While White’s credentials are impeccable, and he is in a prime position to attract the demographic the Detroit Branch NAACP is targeting to move its mission forward, he says he is awed by the honor.

More recently the  2011 Michigan Chronicle 40 Under 40 honoree and the youngest executive director in the history of the Detroit Branch NAACP, has been selected as one of 75 individuals to participate as a Marshall Memorial Fellow. He has been assigned to the Fall 2014 program, and will be traveling across the Atlantic from Oct. 16 to Nov. 9, 2014.

White has worked with the NAACP’s Youth Council Advisors, ACT-SO (Afro-Academic, Cultural Technological Scientific Olympics), organized marches and national demonstrations and represented the branch across the country at various forums.

The Michigan Chronicle spoke with White a 20111 40 Under 40  honoree about his his designation as a Marshall Memorial fellow.

The Michigan Chronicle and your many supporters congratulate you on your recent selection as a Marshall Memorial Fellow and your many accomplishments since your 40 Under 40 designation in 2014. What will the Fellowship involve?

First hats off to the Michigan Chronicle who has provided opportunities for individuals and the young adult community, particularly African Americans, to be highlighted so that we have an opportunity to develop a network that is supportive and a community that is able. I am truly a beneficiary of that community who has wrapped their arms around me and supported my pursuit for greatness and to do things in the city that I did not believe was possible if it had not been for that support.

The first part of the fellowship program is an emerging phase, so there is a cohort of American fellows who will be heading to Europe for a 30 day introduction to the European culture. I will be afforded the opportunity to go to Brussels, Belgium, Germany, Lisbon, Portugal, Belgrade, Serbia and Paris. Throughout those communities [we’ll] meet with members of parliament, community leaders and thought provokers to help embrace the European culture. But more importantly, we”’ identify the areas where there can be collaborations with America. We look forward to traveling to Europe and bringing resources and opportunities back to Detroit and back to the U.S. that can better our communities locally and nationally.

Across the world there is a respect for the NAACP. In Europe there is a rise of organizations that focus on diversity and inclusion. As elections become more fair and open to the community, there is a concerted conversation centered around fair elections, which the NAACP brings a unique perspective to. So I look forward to engaging my European fellows in similar conversations, but more importantly, I look forward to coming back and talking to Detroiters about opportunities that exist to bring international concepts to business and  intellectual capital.

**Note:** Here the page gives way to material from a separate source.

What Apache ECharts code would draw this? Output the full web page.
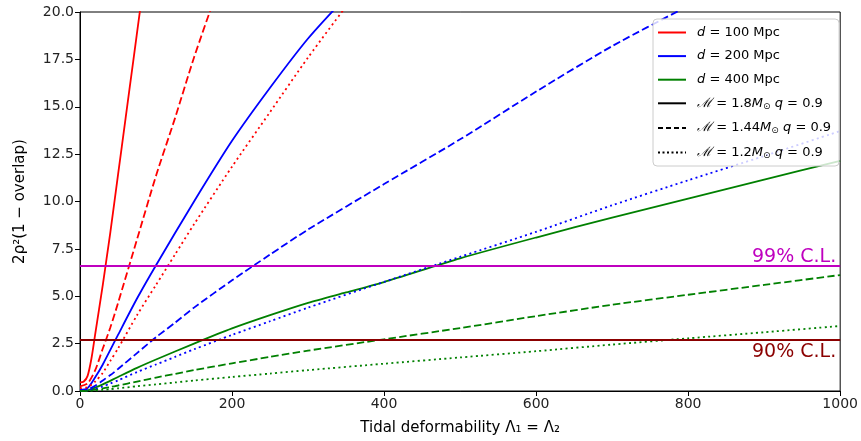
<!DOCTYPE html>
<html>
<head>
<meta charset="utf-8">
<script src="https://cdn.jsdelivr.net/npm/echarts@6/dist/echarts.min.js"></script>
<style>html,body{margin:0;padding:0;background:#fff}#c{width:861px;height:441px}</style>
</head>
<body>
<div id="c"></div>
<script>
// ---- data ----
var xTicks = [0, 200, 400, 600, 800, 1000];
var yTicks = [0, 2.5, 5, 7.5, 10, 12.5, 15, 17.5, 20];

// M = 1.8 Msun (solid)
var redSolidX   = [0, 5, 10, 15, 20, 25, 30, 35, 40, 50, 60, 70, 80];
var redSolidY   = [0.45, 0.5, 0.8, 1.7, 3.0, 4.3, 5.6, 7.0, 8.4, 11.4, 14.4, 17.4, 20.4];
var blueSolidX  = [0, 10, 20, 30, 50, 75, 100, 150, 200, 250, 300, 350];
var blueSolidY  = [0.05, 0.15, 0.72, 1.4, 2.96, 4.88, 6.64, 10.0, 13.2, 16.0, 18.6, 20.8];
var greenSolidX = [0, 10, 20, 30, 50, 75, 100, 150, 200, 250, 300, 350, 400, 500, 600, 700, 800, 900, 1000];
var greenSolidY = [0, 0.03, 0.18, 0.35, 0.74, 1.22, 1.66, 2.5, 3.3, 4.0, 4.65, 5.2, 5.75, 7.0, 8.1, 9.15, 10.15, 11.15, 12.15];

// M = 1.44 Msun (dashed)
var redDashX    = [0, 10, 20, 30, 40, 50, 75, 100, 125, 150, 175];
var redDashY    = [0.25, 0.4, 1.1, 2.24, 3.36, 4.64, 8.0, 11.36, 14.4, 17.6, 20.5];
var blueDashX   = [0, 10, 20, 30, 40, 50, 75, 100, 125, 150, 200, 250, 300, 400, 500, 600, 700, 800];
var blueDashY   = [0.03, 0.08, 0.28, 0.56, 0.84, 1.16, 2.0, 2.84, 3.6, 4.4, 5.84, 7.2, 8.52, 10.92, 13.28, 15.8, 18.2, 20.32];
var greenDashX  = [0, 10, 20, 30, 40, 50, 75, 100, 125, 150, 200, 250, 300, 400, 500, 600, 700, 800, 900, 1000];
var greenDashY  = [0, 0.02, 0.07, 0.14, 0.21, 0.29, 0.5, 0.71, 0.9, 1.1, 1.46, 1.8, 2.13, 2.73, 3.32, 3.95, 4.55, 5.08, 5.6, 6.12];

// M = 1.2 Msun (dotted)
var redDotX     = [0, 10, 20, 30, 40, 50, 75, 100, 125, 150, 200, 250, 300, 350];
var redDotY     = [0.15, 0.2, 0.5, 0.96, 1.6, 2.24, 4.0, 5.6, 7.2, 8.8, 11.84, 14.72, 17.6, 20.3];
var blueDotX    = [0, 10, 20, 30, 40, 50, 75, 100, 125, 150, 200, 250, 300, 400, 500, 600, 700, 800, 900, 1000];
var blueDotY    = [0.02, 0.04, 0.12, 0.24, 0.4, 0.56, 1.0, 1.4, 1.8, 2.2, 2.96, 3.68, 4.4, 5.76, 7.08, 8.4, 9.8, 11.12, 12.4, 13.72];
var greenDotX   = [0, 10, 20, 30, 40, 50, 75, 100, 125, 150, 200, 250, 300, 400, 500, 600, 700, 800, 900, 1000];
var greenDotY   = [0, 0.01, 0.03, 0.06, 0.1, 0.14, 0.25, 0.35, 0.45, 0.55, 0.74, 0.92, 1.1, 1.44, 1.77, 2.1, 2.45, 2.78, 3.1, 3.43];

// confidence levels
var clValues = [6.63, 2.71];
var clLabels = ['99% C.L.', '90% C.L.'];

var legendNames = ['d = 100 Mpc', 'd = 200 Mpc', 'd = 400 Mpc',
                   'M = 1.8 q = 0.9', 'M = 1.44 q = 0.9', 'M = 1.2 q = 0.9'];
var legendRich = [
  '{i|d} = 100 Mpc', '{i|d} = 200 Mpc', '{i|d} = 400 Mpc',
  '{m|ℳ} = 1.8{i|M}{s|⊙} {i|q} = 0.9',
  '{m|ℳ} = 1.44{i|M}{s|⊙} {i|q} = 0.9',
  '{m|ℳ} = 1.2{i|M}{s|⊙} {i|q} = 0.9'
];

// ---- styles ----
var RED = '#ff0000', BLUE = '#0000ff', GREEN = '#008000';
var DASH = [7.5, 3.3], DOT = [2, 3.3];
var LW = 1.8;

function pairs(xs, ys) { return xs.map(function (x, i) { return [x, ys[i]]; }); }
function curve(name, xs, ys, color, type) {
  return {
    name: name, type: 'line', data: pairs(xs, ys), showSymbol: false, symbol: 'none',
    smooth: 0.25, clip: true, silent: true,
    lineStyle: { color: color, width: LW, type: type, cap: 'butt' }, z: 3
  };
}
function legendOnly(name, color, type) {
  return {
    name: name, type: 'line', data: [], symbol: 'none', showSymbol: false,
    itemStyle: { color: color },
    lineStyle: { color: color, width: 2, type: type }
  };
}

var series = [
  curve('r1', redSolidX, redSolidY, RED, 'solid'),
  curve('b1', blueSolidX, blueSolidY, BLUE, 'solid'),
  curve('g1', greenSolidX, greenSolidY, GREEN, 'solid'),
  curve('r2', redDashX, redDashY, RED, DASH),
  curve('b2', blueDashX, blueDashY, BLUE, DASH),
  curve('g2', greenDashX, greenDashY, GREEN, DASH),
  curve('r3', redDotX, redDotY, RED, DOT),
  curve('b3', blueDotX, blueDotY, BLUE, DOT),
  curve('g3', greenDotX, greenDotY, GREEN, DOT),
  {
    name: 'cl', type: 'line', data: [], silent: true,
    markLine: {
      symbol: 'none', silent: true, animation: false,
      data: [
        { yAxis: clValues[0], lineStyle: { color: '#bf00bf', width: LW, type: 'solid' },
          label: { show: true, formatter: clLabels[0], position: 'insideEndTop', color: '#bf00bf',
                   fontSize: 19, fontFamily: 'DejaVu Sans', distance: [4, -1] } },
        { yAxis: clValues[1], lineStyle: { color: '#8b0000', width: LW, type: 'solid' },
          label: { show: true, formatter: clLabels[1], position: 'insideEndBottom', color: '#8b0000',
                   fontSize: 19, fontFamily: 'DejaVu Sans', distance: [4, 3] } }
      ]
    }
  },
  legendOnly(legendNames[0], RED, 'solid'),
  legendOnly(legendNames[1], BLUE, 'solid'),
  legendOnly(legendNames[2], GREEN, 'solid'),
  legendOnly(legendNames[3], '#000', 'solid'),
  legendOnly(legendNames[4], '#000', [5, 3]),
  legendOnly(legendNames[5], '#000', [2, 2.5])
];

var chart = echarts.init(document.getElementById('c'), null, { renderer: 'canvas' });
chart.setOption({
  animation: false,
  backgroundColor: '#fff',
  textStyle: { fontFamily: 'DejaVu Sans' },
  grid: { left: 80, right: 18, top: 12, bottom: 50, show: true, borderColor: '#000', borderWidth: 1, backgroundColor: 'transparent' },
  legend: {
    data: legendNames,
    orient: 'vertical',
    left: 653, top: 19,
    padding: [7, 8, 6, 4],
    itemWidth: 28, itemHeight: 14, itemGap: 10.6,
    backgroundColor: 'rgba(255,255,255,0.8)',
    borderColor: '#cccccc', borderWidth: 1, borderRadius: 4,
    selectedMode: false,
    itemStyle: { opacity: 0, borderWidth: 0 },
    formatter: function (n) { return legendRich[legendNames.indexOf(n)]; },
    textStyle: {
      color: '#000', fontSize: 13, fontFamily: 'DejaVu Sans', padding: [0, 0, 0, 6],
      rich: {
        i: { fontStyle: 'italic', fontSize: 13, fontFamily: 'DejaVu Sans', color: '#000' },
        m: { fontStyle: 'italic', fontSize: 13, fontFamily: 'DejaVu Serif', color: '#000' },
        s: { fontSize: 9, fontFamily: 'DejaVu Sans', color: '#000', padding: [6, 0, 0, 0] }
      }
    }
  },
  xAxis: {
    type: 'value', min: 0, max: 1000, interval: 200,
    name: 'Tidal deformability Λ₁ = Λ₂', nameLocation: 'middle', nameGap: 30,
    nameTextStyle: { fontSize: 15, color: '#000', fontFamily: 'DejaVu Sans' },
    axisLine: { show: true, lineStyle: { color: '#000', width: 1 } },
    axisTick: { show: true, length: 5, inside: false, lineStyle: { color: '#000' } },
    axisLabel: { fontSize: 14, color: '#222', margin: 6,
      formatter: function (v) { return xTicks.indexOf(v) >= 0 ? String(v) : ''; } },
    splitLine: { show: false }
  },
  yAxis: {
    type: 'value', min: 0, max: 20, interval: 2.5,
    name: '2ρ²(1 − overlap)', nameLocation: 'middle', nameGap: 52,
    nameTextStyle: { fontSize: 15, color: '#000', fontFamily: 'DejaVu Sans' },
    axisLine: { show: true, lineStyle: { color: '#000', width: 1 } },
    axisTick: { show: true, length: 5, inside: false, lineStyle: { color: '#000' } },
    axisLabel: { fontSize: 14, color: '#222', margin: 6,
      formatter: function (v) { return yTicks.indexOf(v) >= 0 ? v.toFixed(1) : ''; } },
    splitLine: { show: false }
  },
  series: series
});
</script>
</body>
</html>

What do you say to the naysayers about what black people are doing in Detroit?

One, lets debunk some myths. There are a lot of initiatives and things underway where we are working together strategically. And it’s part of the opposition who says, ‘you know, there is nothing good that’s going on.’ Black churches are still alive and well, as are organizations like the NAACP, the Urban League and North End Youth Empowerment Corporation. We can go down the list and gamut of organizations that have longevity and are making a difference in the communities. So we have to know, appreciate and count the victories that weve had over the years. With that being said, there is still a lot of room for improvement and opportunites for us to, again, be apart of that collective. So that we are not regressing to where we came from and the gap is not widening to where we need to go.

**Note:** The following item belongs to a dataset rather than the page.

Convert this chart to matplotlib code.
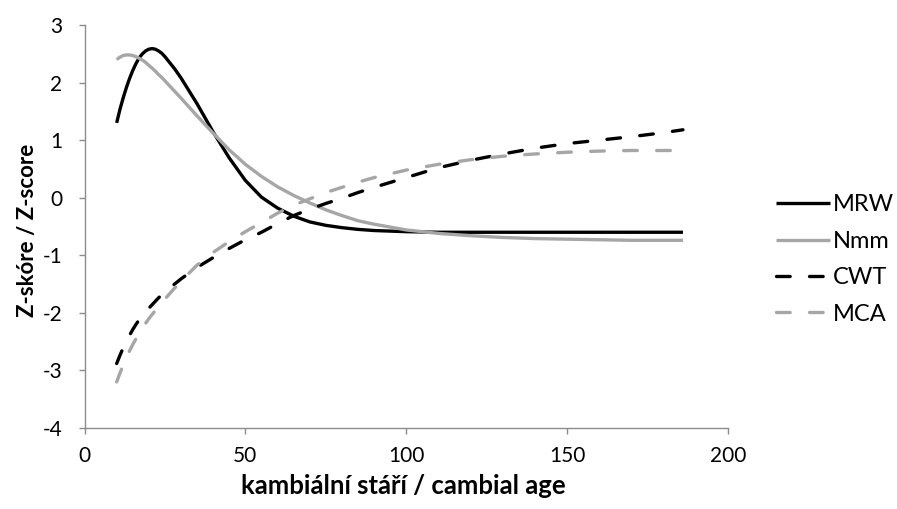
import matplotlib
matplotlib.use("Agg")
import matplotlib.pyplot as plt

plt.rcParams['font.family'] = ['Lato', 'DejaVu Sans']

# cambial age sample positions
age = [10, 11, 12, 13, 14, 15, 16, 17, 18, 19, 20, 21, 22, 23, 24, 25, 28, 30,
       35, 40, 45, 50, 55, 60, 65, 70, 75, 80, 85, 90, 100, 110, 120, 130, 140,
       150, 160, 170, 180, 186]

mrw = [1.30, 1.53, 1.73, 1.91, 2.07, 2.21, 2.33, 2.43, 2.50, 2.55, 2.58, 2.59,
       2.58, 2.55, 2.51, 2.45, 2.24, 2.08, 1.63, 1.14, 0.69, 0.30, 0.01, -0.18,
       -0.32, -0.42, -0.48, -0.52, -0.55, -0.57, -0.59, -0.60, -0.60, -0.60,
       -0.60, -0.60, -0.60, -0.60, -0.60, -0.60]

nmm = [2.40, 2.44, 2.47, 2.48, 2.48, 2.47, 2.45, 2.42, 2.39, 2.35, 2.30, 2.25,
       2.20, 2.14, 2.09, 2.03, 1.85, 1.73, 1.42, 1.12, 0.83, 0.58, 0.37, 0.19,
       0.04, -0.09, -0.21, -0.31, -0.40, -0.46, -0.56, -0.62, -0.66, -0.69,
       -0.71, -0.72, -0.73, -0.74, -0.74, -0.74]

cwt = [-2.88, -2.74, -2.61, -2.49, -2.39, -2.29, -2.20, -2.12, -2.05, -1.98,
       -1.92, -1.86, -1.80, -1.74, -1.69, -1.64, -1.50, -1.41, -1.21, -1.04,
       -0.88, -0.73, -0.60, -0.45, -0.31, -0.20, -0.10, -0.01, 0.09, 0.18,
       0.35, 0.52, 0.65, 0.76, 0.86, 0.94, 1.00, 1.06, 1.13, 1.18]

mca = [-3.20, -3.05, -2.91, -2.78, -2.66, -2.55, -2.45, -2.35, -2.26, -2.18,
       -2.10, -2.03, -1.96, -1.89, -1.82, -1.76, -1.57, -1.45, -1.17, -0.95,
       -0.76, -0.59, -0.43, -0.27, -0.13, -0.02, 0.09, 0.18, 0.27, 0.35,
       0.48, 0.58, 0.66, 0.72, 0.76, 0.79, 0.81, 0.82, 0.82, 0.82]

series_names = ["MRW", "Nmm", "CWT", "MCA"]
x_ticks = [0, 50, 100, 150, 200]
y_ticks = [-4, -3, -2, -1, 0, 1, 2, 3]

BLACK = "#000000"
GRAY = "#A6A6A6"
AXC = "#8C8C8C"

fig = plt.figure(figsize=(8.97, 5.09), dpi=100)
ax = fig.add_axes([84.5 / 897, 1 - 428 / 509, (728 - 84.5) / 897, (428 - 25) / 509])

lw = 2.4
dash = (4.1, 5.8)
ax.plot(age, mrw, color=BLACK, lw=lw, solid_capstyle='butt', solid_joinstyle='round',
        label=series_names[0])
ax.plot(age, nmm, color=GRAY, lw=lw, solid_capstyle='butt', solid_joinstyle='round',
        label=series_names[1])
l3, = ax.plot(age, cwt, color=BLACK, lw=lw, label=series_names[2])
l4, = ax.plot(age, mca, color=GRAY, lw=lw, label=series_names[3])
for l in (l3, l4):
    l.set_dashes(dash)
    l.set_dash_capstyle('round')

ax.set_xlim(0, 200)
ax.set_ylim(-4, 3)
ax.set_xticks(x_ticks)
ax.set_yticks(y_ticks)
ax.set_xticklabels([str(v) for v in x_ticks])
ax.set_yticklabels([str(v) for v in y_ticks])

for s in ("top", "right"):
    ax.spines[s].set_visible(False)
for s in ("left", "bottom"):
    ax.spines[s].set_color(AXC)
    ax.spines[s].set_linewidth(1.0)

ax.tick_params(axis='both', colors=AXC, labelcolor='black', labelsize=15,
               length=4, width=1.0, direction='out')
ax.tick_params(axis='y', pad=12)
ax.tick_params(axis='x', pad=9)

ax.set_xlabel("kambiální stáří / cambial age", fontsize=18.5, fontweight='bold')
ax.set_ylabel("Z-skóre / Z-score", fontsize=16, fontweight='bold')
ax.xaxis.set_label_coords(0.495, -0.115)
ax.yaxis.set_label_coords(-0.072, 0.49)

leg = ax.legend(loc='center left', bbox_to_anchor=(776 / 897, 1 - 259.5 / 509),
                bbox_transform=fig.transFigure, frameon=False, fontsize=17,
                handlelength=2.3, handletextpad=0.12, labelspacing=0.65,
                borderpad=0, borderaxespad=0)

fig.savefig("out.png", dpi=100)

What is the message the NAACP is bringing to the world?

We fight until we win!  I wish I could say that the issues of the NAACP in 1909 when we were founded as an anti lynching organization have all been resolved, but our work on issues like political engagement and economic parity and housing issues is ongoing. I wish we could say we put to bed a majority of those issues,but  while there have been victories along the way — some local and some in the U.S. Supreme court — there are still many victories for us to go. So we fight until we win or are undefeated in our quest for equal rights and social justice for all, because if we don’t get a victory we are back to the drawing board to continue to press toward the mark.

What current projects are you pressing forward on?

The election cycle is underway. The recent voter registration date has come and passed. [The NAACP] is working with individuals who are currently incarcerated, but have not yet been convicted and sentenced. So we know that here in the State of Michigan, although you are incarcerated you’re still able to register to vote so long as you have you have not been convicted and sentenced. So we have an aggressive program, working with Sheriff Benny Napoleon moving … through out the jails making sure our citizens are empowered.

When you you were a younger man and decided to volunteer for the NAACP, what was it that you told yourself you had to offer?

So, the journey to where I am now started as a volunteer where I was answering phones and making coffee. …  I was at a point in time where I was at the crossroads of  whether or not to go back to school and  pursue my professional career, or follow the mantra that has become prevalent in the young adult community, ‘Get paid, get rich or die trying.’  But there is an older concept that says [you have to] pay your dues and that is the concept I grew up with. So I saw an opportunity at the NAACP. I also knew a little bit better. I knew that coming to the NAACP would open me up to a wealth of experiences that is really hard to get outside this environment. So it was a strategic move as well.

Who are people you have admired and been able to work with?

From elected officials to religious leaders to national leaders to entertainers, the list is vast. There have been a lot of individuals who have come through these doors both on local and national levels and have an affinity with the  NAACP. There has been a wealth of opportunity. I have been been affored the opprotunity to sit on boards and different committees and been afforded opportunites that I dont believe would have been availble if I would have taken another road, persay.

What would you advise for the next generation to do in order to pay it forward and recognize those who have paved the way for them?

Do not get disconnected and forget the shoulders of the giants we stand on. Truly our generation is walking on the floors that we didnt have to mop and thru doors we didnt have to hold open for others. So we should make sure that the next generation, those of us who got a hand up, we give a hand back to the communities that we come from. Many of us dont come from the best walks of life from an historical context, but we are doing very well today. So we cant forget that segment of the community that still needs someone to say “ Here is an opportunity. Here is a hand up to help you make a difference. Our community, our circle is who we are. Its are cultural connection of being a community. Our African Ancestry doesnt afford us the opportunity to be in Silos or to be individuals. We are a collecive people and I think to those who are coming up not to disconnec from who we are as a people. I think the professional success woud be better once we have community success together.